Exercise description:
Go through the data below and copy it exactly, skipping every picture.

Stored data:
'''

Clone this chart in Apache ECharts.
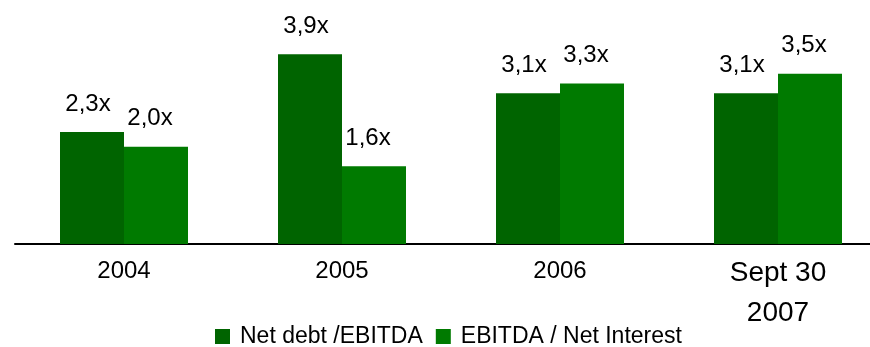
<!DOCTYPE html>
<html>
<head>
<meta charset="utf-8">
<script src="https://cdn.jsdelivr.net/npm/echarts@6/dist/echarts.min.js"></script>
<style>
  html, body { margin: 0; padding: 0; background: #fff; overflow: hidden; }
  /* the plot runs a little past the right edge of the page */
  #chart { width: 889px; height: 347px; }
</style>
</head>
<body>
<div id="chart"></div>
<script>
// Leverage ratios by period
const categories = ['2004', '2005', '2006', 'Sept 30\n2007'];
const netDebtEbitda = [2.3, 3.9, 3.1, 3.1];
const ebitdaNetInterest = [2.0, 1.6, 3.3, 3.5];
const seriesNames = ['Net debt /EBITDA', 'EBITDA / Net Interest'];

const FONT = '"Liberation Sans", Arial, sans-serif';
const fmt = p => p.value.toFixed(1).replace('.', ',') + 'x';

// Two-line category labels get the larger style
const catLabel = v => v.indexOf('\n') >= 0
  ? '{big|' + v.split('\n').join('}\n{big|') + '}'
  : '{small|' + v + '}';

const barLabel = (dx) => ({
  show: true, position: 'top', distance: 16, offset: [dx, 0],
  formatter: fmt, color: '#000', fontSize: 24, fontFamily: FONT
});

const chart = echarts.init(document.getElementById('chart'), null, { renderer: 'canvas' });
chart.setOption({
  animation: false,
  textStyle: { fontFamily: FONT },
  grid: { left: 15, right: 2, top: 25, bottom: 103, containLabel: false },
  legend: {
    data: seriesNames,
    bottom: -6,
    left: 210,
    itemWidth: 15,
    itemHeight: 15,
    itemGap: 13,
    icon: 'rect',
    textStyle: { fontFamily: FONT, fontSize: 23, color: '#000', padding: [0, 0, 0, 5] }
  },
  xAxis: {
    type: 'category',
    data: categories,
    axisLine: { lineStyle: { color: '#000', width: 2 } },
    axisTick: { show: false },
    axisLabel: {
      margin: 9,
      interval: 0,
      color: '#000',
      formatter: catLabel,
      rich: {
        small: { fontSize: 24, lineHeight: 36, fontFamily: FONT, color: '#000' },
        big: { fontSize: 28, lineHeight: 40, fontFamily: FONT, color: '#000' }
      }
    }
  },
  yAxis: {
    type: 'value',
    min: 0,
    max: 4.5,
    show: false,
    splitLine: { show: false }
  },
  series: [
    {
      name: seriesNames[0],
      type: 'bar',
      data: netDebtEbitda,
      barWidth: 64,
      barGap: '0%',
      itemStyle: { color: '#006400' },
      label: barLabel(-4)
    },
    {
      name: seriesNames[1],
      type: 'bar',
      data: ebitdaNetInterest,
      barWidth: 64,
      itemStyle: { color: '#007a00' },
      label: barLabel(-6)
    }
  ]
});
</script>
</body>
</html>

'''

Solution to the exercise:
Clone this chart in Apache ECharts.
<!DOCTYPE html>
<html>
<head>
<meta charset="utf-8">
<script src="https://cdn.jsdelivr.net/npm/echarts@6/dist/echarts.min.js"></script>
<style>
  html, body { margin: 0; padding: 0; background: #fff; overflow: hidden; }
  /* the plot runs a little past the right edge of the page */
  #chart { width: 889px; height: 347px; }
</style>
</head>
<body>
<div id="chart"></div>
<script>
// Leverage ratios by period
const categories = ['2004', '2005', '2006', 'Sept 30\n2007'];
const netDebtEbitda = [2.3, 3.9, 3.1, 3.1];
const ebitdaNetInterest = [2.0, 1.6, 3.3, 3.5];
const seriesNames = ['Net debt /EBITDA', 'EBITDA / Net Interest'];

const FONT = '"Liberation Sans", Arial, sans-serif';
const fmt = p => p.value.toFixed(1).replace('.', ',') + 'x';

// Two-line category labels get the larger style
const catLabel = v => v.indexOf('\n') >= 0
  ? '{big|' + v.split('\n').join('}\n{big|') + '}'
  : '{small|' + v + '}';

const barLabel = (dx) => ({
  show: true, position: 'top', distance: 16, offset: [dx, 0],
  formatter: fmt, color: '#000', fontSize: 24, fontFamily: FONT
});

const chart = echarts.init(document.getElementById('chart'), null, { renderer: 'canvas' });
chart.setOption({
  animation: false,
  textStyle: { fontFamily: FONT },
  grid: { left: 15, right: 2, top: 25, bottom: 103, containLabel: false },
  legend: {
    data: seriesNames,
    bottom: -6,
    left: 210,
    itemWidth: 15,
    itemHeight: 15,
    itemGap: 13,
    icon: 'rect',
    textStyle: { fontFamily: FONT, fontSize: 23, color: '#000', padding: [0, 0, 0, 5] }
  },
  xAxis: {
    type: 'category',
    data: categories,
    axisLine: { lineStyle: { color: '#000', width: 2 } },
    axisTick: { show: false },
    axisLabel: {
      margin: 9,
      interval: 0,
      color: '#000',
      formatter: catLabel,
      rich: {
        small: { fontSize: 24, lineHeight: 36, fontFamily: FONT, color: '#000' },
        big: { fontSize: 28, lineHeight: 40, fontFamily: FONT, color: '#000' }
      }
    }
  },
  yAxis: {
    type: 'value',
    min: 0,
    max: 4.5,
    show: false,
    splitLine: { show: false }
  },
  series: [
    {
      name: seriesNames[0],
      type: 'bar',
      data: netDebtEbitda,
      barWidth: 64,
      barGap: '0%',
      itemStyle: { color: '#006400' },
      label: barLabel(-4)
    },
    {
      name: seriesNames[1],
      type: 'bar',
      data: ebitdaNetInterest,
      barWidth: 64,
      itemStyle: { color: '#007a00' },
      label: barLabel(-6)
    }
  ]
});
</script>
</body>
</html>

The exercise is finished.